When Steven Soderbergh announced he was filming Joseph Kanon’s popular novel in black and white using vintage 1940s equipment, it sounded like an intriguing look for the film. Unfortunately, Soderbergh focused on the look and forgot his story, leaving his stars George Clooney and Cate Blanchette adrift in this tedious World War II spy thriller. The main asset of the film is Newman’s homage to Golden Age film music. Borrowing a page from dad Alfred’s book, Newman anchors his score in a classic Hollywood sound while still remaining true to his own voice. A stunning piece of work from beginning to end. While flops like this don’t stand a chance at awards, Newman’s Oscar nomination was a welcome and well-deserved surprise. Its loss to Gustavo Santaolalla’s score for BABEL was not.
2. LITTLE WOMEN (1994)
Louisa May Alcott’s classic story returned to the screen yet again, and a welcome return it was.
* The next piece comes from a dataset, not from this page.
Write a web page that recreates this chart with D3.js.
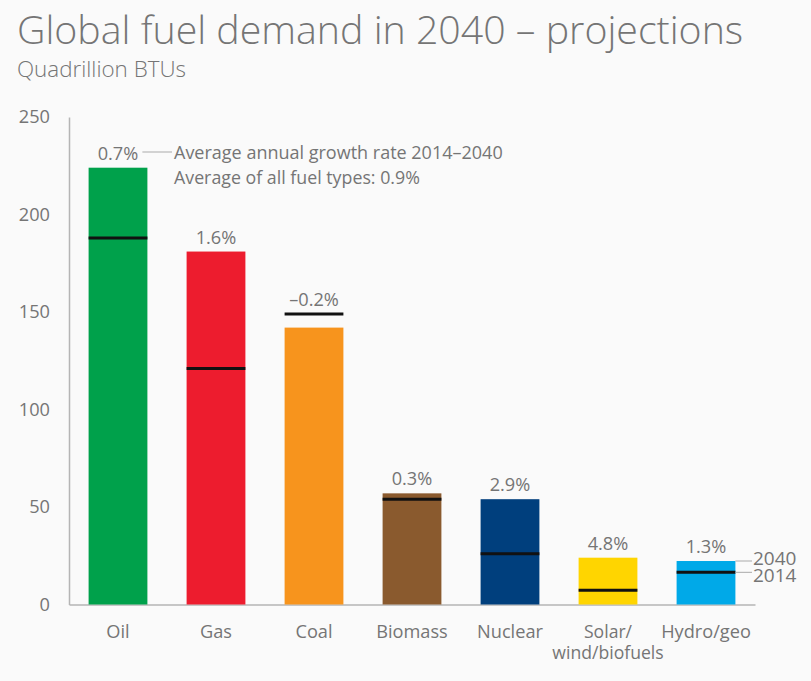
<!DOCTYPE html>
<html>
<head>
<meta charset="utf-8">
<script src="https://cdn.jsdelivr.net/npm/d3@7"></script>
<style>
  body { margin: 0; background: #fafafa; }
  text { font-family: "Open Sans", sans-serif; fill: #757575; }
</style>
</head>
<body>
<script>
var fuels = ["Oil", "Gas", "Coal", "Biomass", "Nuclear", "Solar/wind/biofuels", "Hydro/geo"];
var demand2040 = [224, 181, 142, 57, 54, 24, 22.3];
var demand2014 = [188, 121, 149, 54, 26, 7.3, 16.5];
var growthRates = ["0.7%", "1.6%", "\u20130.2%", "0.3%", "2.9%", "4.8%", "1.3%"];
var barColors = ["#00a14b", "#ed1c2e", "#f7941d", "#8a5a2e", "#003f7d", "#ffd500", "#00a9e8"];
var yTicks = [0, 50, 100, 150, 200, 250];

var width = 811, height = 681;
var labelSize = 18.2;

var svg = d3.select("body").append("svg")
  .attr("width", width)
  .attr("height", height)
  .style("display", "block");

var x = d3.scaleBand().domain(fuels).range([69, 755]).paddingInner(0.4).paddingOuter(0.2);
var y = d3.scaleLinear().domain([0, 250]).range([604.5, 117]);

svg.append("text").attr("x", 17).attr("y", 44).attr("font-size", 39.3).attr("font-weight", 300).text("Global fuel demand in 2040 \u2013 projections");
svg.append("text").attr("x", 17).attr("y", 77).attr("font-size", 22.4).attr("font-weight", 300).text("Quadrillion BTUs");

// axes
var yAxis = svg.append("g").attr("transform", "translate(69,0)")
  .call(d3.axisLeft(y).tickValues(yTicks).tickSize(0).tickPadding(19));
yAxis.select(".domain").attr("stroke", "#b5b5b5").attr("stroke-width", 1.5);
yAxis.selectAll("text").attr("font-size", labelSize).style("font-family", '"Open Sans", sans-serif');

var xAxis = svg.append("g").attr("transform", "translate(0," + y(0) + ")")
  .call(d3.axisBottom(x).tickSize(0).tickFormat(""));
xAxis.select(".domain").attr("stroke", "#b5b5b5").attr("stroke-width", 1.5);

// fuel labels, the long one is split into two text elements
fuels.forEach(function (d) {
  var parts = d === "Solar/wind/biofuels" ? ["Solar/", "wind/biofuels"] : [d];
  parts.forEach(function (p, i) {
    svg.append("text")
      .attr("class", "fuel")
      .attr("text-anchor", "middle")
      .attr("font-size", i || parts[0] === "Solar/" ? 17.6 : labelSize)
      .attr("x", x(d) + x.bandwidth() / 2)
      .attr("y", 638 + i * 21)
      .text(p);
  });
});

svg.selectAll(".bar")
  .data(fuels)
  .enter()
  .append("rect")
  .attr("class", "bar")
  .attr("x", function (d) { return x(d); })
  .attr("width", x.bandwidth())
  .attr("y", function (d, i) { return y(demand2040[i]); })
  .attr("height", function (d, i) { return y(0) - y(demand2040[i]); })
  .attr("fill", function (d, i) { return barColors[i]; });

svg.selectAll(".mark2014")
  .data(fuels)
  .enter()
  .append("line")
  .attr("class", "mark2014")
  .attr("x1", function (d) { return x(d); })
  .attr("x2", function (d) { return x(d) + x.bandwidth(); })
  .attr("y1", function (d, i) { return y(demand2014[i]); })
  .attr("y2", function (d, i) { return y(demand2014[i]); })
  .attr("stroke", "#111")
  .attr("stroke-width", 3);

svg.selectAll(".rate")
  .data(fuels)
  .enter()
  .append("text")
  .attr("class", "rate")
  .attr("text-anchor", "middle")
  .attr("font-size", labelSize)
  .attr("x", function (d) { return x(d) + x.bandwidth() / 2; })
  .attr("y", function (d, i) { return y(Math.max(demand2040[i], demand2014[i])) - 8; })
  .text(function (d, i) { return growthRates[i]; });

// annotation next to the oil bar
var oilRight = x("Oil") + x.bandwidth();
svg.append("line").attr("x1", oilRight - 5).attr("x2", 172).attr("y1", 152).attr("y2", 152).attr("stroke", "#aaa");
svg.append("text").attr("x", 174).attr("y", 159).attr("font-size", 18).text("Average annual growth rate 2014\u20132040");
svg.append("text").attr("x", 174).attr("y", 184).attr("font-size", 17.8).text("Average of all fuel types: 0.9%");

// 2040 / 2014 key next to the last bar
var lastRight = x("Hydro/geo") + x.bandwidth();
var last = fuels.length - 1;
svg.append("line").attr("x1", lastRight).attr("x2", 752).attr("y1", y(demand2040[last])).attr("y2", y(demand2040[last])).attr("stroke", "#aaa");
svg.append("line").attr("x1", lastRight).attr("x2", 752).attr("y1", y(demand2014[last])).attr("y2", y(demand2014[last])).attr("stroke", "#aaa");
svg.append("text").attr("x", 753).attr("y", 565).attr("font-size", 19).text("2040");
svg.append("text").attr("x", 753).attr("y", 582).attr("font-size", 19).text("2014");
</script>
</body>
</html>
Beautifully acted and produced, the story of the March sisters is a timeless one. So is Newman’s score. From the opening English horn solo of the main theme to the rousing trumpet fanfare, Newman foregoes his usual instrumental experimentation and relies on a beautifully classically orchestrated score. If you can resist the simple piano statement of the main theme and the haunting children’s chorus as Beth dies, you’re made of stone. As much as I like Hans Zimmer’s work on THE LION KING, this should have been the first of Newman’s Oscars.
It’s only fitting that my favorite Pixar film is accompanied by my favorite Newman score. Newman’s music broke through the more traditional sounds of cousin Randy’s work on the earlier Pixar films. This was not mere Mickey Mousing, Newman wrote a full-bodied, exciting and emotional work that is equal to any live action score. From the jelly fish scherzo and the pulse-pounding shark chase to the surfer sounds of the East Australian Current, Darla’s hysterical “fish in my hair” scene (link above), and a poignant finale, Newman’s music captures all the danger, excitement, beauty and wonder of life under the sea. Pure musical magic.